NTO members at the 2019 CIAT Technical Conference

Several members of the Network of Tax Organisations participated in the 2019 CIAT Technical Conference, hosted by the Moroccan Revenue Authority on 8-10 October 2019 in Marrakech.

On 8-10 October 2019, several members of the Network of Tax Organisations participated in the Technical Conference of the Inter-American Center of Tax Administrations (CIAT), hosted by the Moroccan Revenue Authority, in Marrakech. CIAT Technical Conference focused on the theme of "Tax Administration and Development" and served as an important opportunity for tax administrators to exchange views on issues such as the fight against informality, taxation of the digital economy, tax certainty, and mechanisms to improve compliance. 

CIAT Executive Secretary and NTO Head of Council Marcio Ferreira Verdi opened the conference with a quote from Oliver Wendell Holmes Jr. stating that "taxes are what we pay for a civilized society”. He highlighted the key role that tax administrations play in development, and the importance of taking this role seriously.

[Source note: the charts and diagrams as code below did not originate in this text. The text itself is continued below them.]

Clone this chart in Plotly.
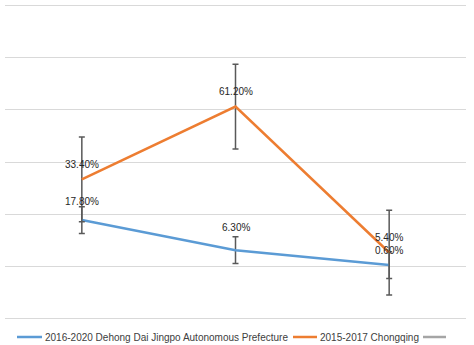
import plotly.graph_objects as go

categories = ["A", "B", "C"]
dehong = [17.8, 6.3, 0.6]
chongqing = [33.4, 61.2, 5.4]
dehong_err = [5.1, 5.1, 5.1]
chongqing_err = [16.2, 16.2, 16.2]
series_names = ["2016-2020 Dehong Dai Jingpo Autonomous Prefecture", "2015-2017 Chongqing", ""]

# label vertical offsets in px (styling)
dehong_label_shift = [19, 23, 15]
chongqing_label_shift = [15, 15, 15]

FONT = "Liberation Sans"
BLUE = "#5B9BD5"
ORANGE = "#ED7D31"
GRAY = "#A5A5A5"
ERR = "#595959"
W, H = 474, 345
ML, MR, MT, MB = 5, 8, 4, 25
PW, PH = W - ML - MR, H - MT - MB


def px_x(px):
    return (px - ML) / PW


def px_y(py):
    return (H - MB - py) / PH


fig = go.Figure()
fig.add_trace(go.Scatter(
    x=categories, y=dehong, mode="lines", name=series_names[0],
    line=dict(color=BLUE, width=2.5),
    error_y=dict(type="data", array=dehong_err, visible=True, color=ERR, thickness=1.5, width=3),
))
fig.add_trace(go.Scatter(
    x=categories, y=chongqing, mode="lines", name=series_names[1],
    line=dict(color=ORANGE, width=2.5),
    error_y=dict(type="data", array=chongqing_err, visible=True, color=ERR, thickness=1.5, width=3),
))
fig.add_trace(go.Scatter(
    x=categories, y=[None, None, None], mode="lines", name=series_names[2],
    line=dict(color=GRAY, width=2.5),
))

annotations = []
for vals, shifts in ((dehong, dehong_label_shift), (chongqing, chongqing_label_shift)):
    for c, v, s in zip(categories, vals, shifts):
        annotations.append(dict(
            x=c, y=v, xref="x", yref="y", text=f"{v:.2f}%", showarrow=False,
            yshift=s, font=dict(family=FONT, size=10, color="#262626"),
        ))

# manual legend
legend_y = 337
legend_items = [
    (BLUE, 17, 42, series_names[0]),
    (ORANGE, 293, 317, series_names[1]),
    (GRAY, 423, 446, series_names[2]),
]
shapes = []
for color, x0, x1, name in legend_items:
    shapes.append(dict(type="line", xref="paper", yref="paper",
                       x0=px_x(x0), x1=px_x(x1), y0=px_y(legend_y), y1=px_y(legend_y),
                       line=dict(color=color, width=2.5)))
    if name:
        annotations.append(dict(xref="paper", yref="paper", x=px_x(x1 + 1), y=px_y(legend_y),
                                xanchor="left", yanchor="middle", text=name, showarrow=False,
                                font=dict(family=FONT, size=10, color="#404040")))

fig.update_layout(
    width=W, height=H,
    margin=dict(l=ML, r=MR, t=MT, b=MB),
    paper_bgcolor="white", plot_bgcolor="white",
    font=dict(family=FONT, size=10, color="#404040"),
    xaxis=dict(type="category", range=[-0.5, 2.5], showticklabels=False, showgrid=False,
               zeroline=False, showline=False, ticks=""),
    yaxis=dict(range=[-20.4, 100.4], tick0=0, dtick=20, showticklabels=False, showgrid=True,
               gridcolor="#D9D9D9", gridwidth=1, zeroline=True, zerolinecolor="#D9D9D9",
               zerolinewidth=1, showline=False, ticks=""),
    showlegend=False,
    annotations=annotations,
    shapes=shapes,
)

fig.write_html("out.html")
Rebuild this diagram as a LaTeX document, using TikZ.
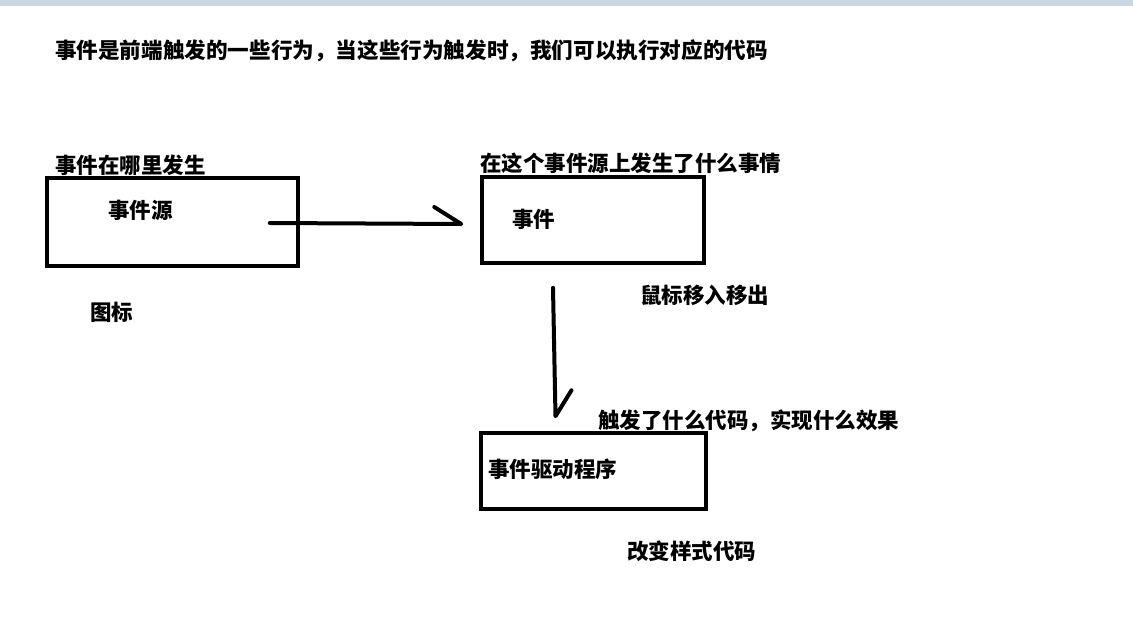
\documentclass[tikz,border=0pt]{standalone}
\usepackage{fontspec}
\newfontfamily\cjk{Noto Sans CJK SC}
\usetikzlibrary{positioning}
\definecolor{barblue}{HTML}{CDD7E3}
\tikzset{
  lbl/.style={anchor=west, inner sep=0pt, font=\cjk\bfseries\fontsize{21.5}{24}\selectfont},
  box/.style={draw=black, line width=3.5pt, rectangle, inner sep=0pt},
  pen/.style={line width=4pt, line cap=round, line join=round}
}
\begin{document}
\begin{tikzpicture}[x=1pt,y=-1pt]
			\useasboundingbox (0,0) rectangle (1133,642);
			\fill[white] (0,0) rectangle (1133,642);
			\fill[barblue] (0,0) rectangle (1133,6);
			% title
			\node[lbl, font=\cjk\bfseries\fontsize{21.6}{25}\selectfont] (title) at (55,51) {事件是前端触发的一些行为，当这些行为触发时，我们可以执行对应的代码};
			% boxes
			\node[box, minimum width=251pt, minimum height=88pt] (src) at (172.5,222) {};
			\node[box, minimum width=222pt, minimum height=86pt] (evt) at (593,220) {};
			\node[box, minimum width=225pt, minimum height=76pt] (drv) at (593.5,471) {};
			% labels
			\node[lbl] (where) at (55,165) {事件在哪里发生};
			\node[lbl] (srclbl) at (108,210) {事件源};
			\node[lbl] (icon) at (90,312) {图标};
			\node[lbl] (what) at (480,163) {在这个事件源上发生了什么事情};
			\node[lbl] (evtlbl) at (512,219) {事件};
			\node[lbl] (mouse) at (640,295) {鼠标移入移出};
			\node[lbl] (trig) at (598,421) {触发了什么代码，实现什么效果};
			\node[lbl] (drvlbl) at (488,469) {事件驱动程序};
			\node[lbl] (style) at (627,551) {改变样式代码};
			% hand drawn arrows
			\coordinate (h1) at ([xshift=-30pt,yshift=-1pt]src.east);
			\coordinate (h2) at ([xshift=-19pt,yshift=-4pt]evt.west);
			\draw[pen] (h1) -- (h2) -- ++(-27,-17);
			\coordinate (v1) at ([xshift=-40pt,yshift=-23pt]evt.south);
			\coordinate (v2) at ([xshift=-38pt,yshift=15pt]drv.north);
			\draw[pen] (v1) -- (v2) -- ++(16,-26);
\end{tikzpicture}
\end{document}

Frantisek Imrecze, Executive Secretary of Intra-European Organisation of Tax Administrations, introduced the second panel on control and taxation of the digital economy. Reiterating facts from the World Economic Forum, he stated that the total workload performed by machines is expected to increase from 29% in 2018 to 52% by 2022. This raises the question of whether tax administrations are ready to deal with the tax implications of such rapid digitalisation, especially given the current reliance of many revenue collection systems on labour taxes.


Following this, an all-African panel on the role of tax administrations in mobilising domestic revenue featured two members of regional tax organisations, Duncan Onduru (CATA) and Babatunde Oladapo (WATAF). The panel discussed the challenges and opportunities for revenue administrations in expanding their responsibilities beyond pure tax collection towards wider tax administration functions. Some of the key recommendations included: allowing governments of developing countries to set their own tax policy priorities, stepping up efforts to widen the tax base, increasing research capabilities to improve policy formulation, as well as organising cross-government tax dialogues to secure political ownership and align short and long-term objectives.